Peak torque and power for an elevator motor

  • #1

Homework Statement


A loaded elevator acge has a mass of 1500kg and a countermass of 1000kg. The cage is accelerated with 2m/s² to 1,4m/s and lifted to a height of 15m and stops at stand still. The inertia of the motor or the radius of the cablewheel is NOT given.
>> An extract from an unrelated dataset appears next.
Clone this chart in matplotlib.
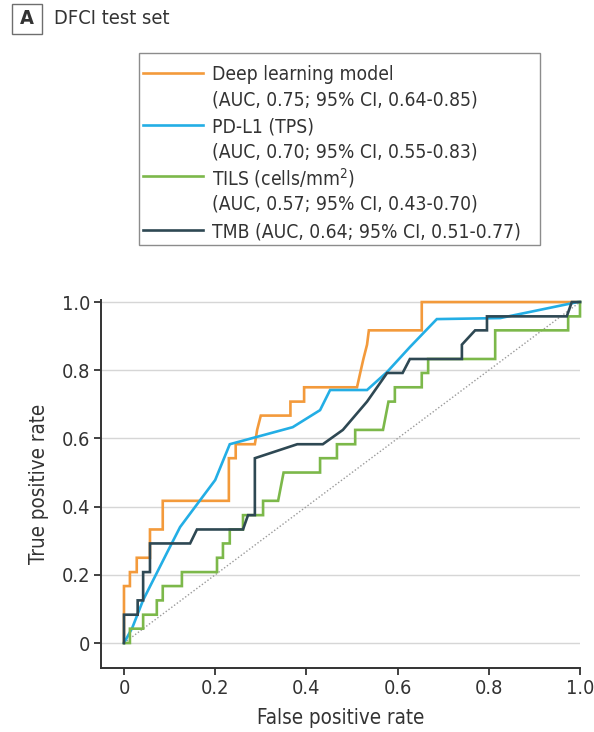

The steady state speed of the motor is 30 revolutions per second.

Homework Equations


a) what is the mechanical energy required to lift the weight to 15m
b) What is the equivalent inertia at the motor axis
c) What is the peak torque and power

The Attempt at a Solution


The mechanical energy needed is the raise in potential energy : mgh with m = 500kg
I have a solution of a likewise excercise in my book, but i don't understand the solution.
I understand that P = dW/dt and i guess the torque M = P/d(theta) yet in the solution he uses dW/d(theta) for M (torque).
Also why is dW = dEpot/dX? And how does he calculate I(equivalent).
I also don't fully understand why he calculates 2 torques: 1 with the potential energy to counter gravity and 1 with the kinetic energy to accelerate the mass?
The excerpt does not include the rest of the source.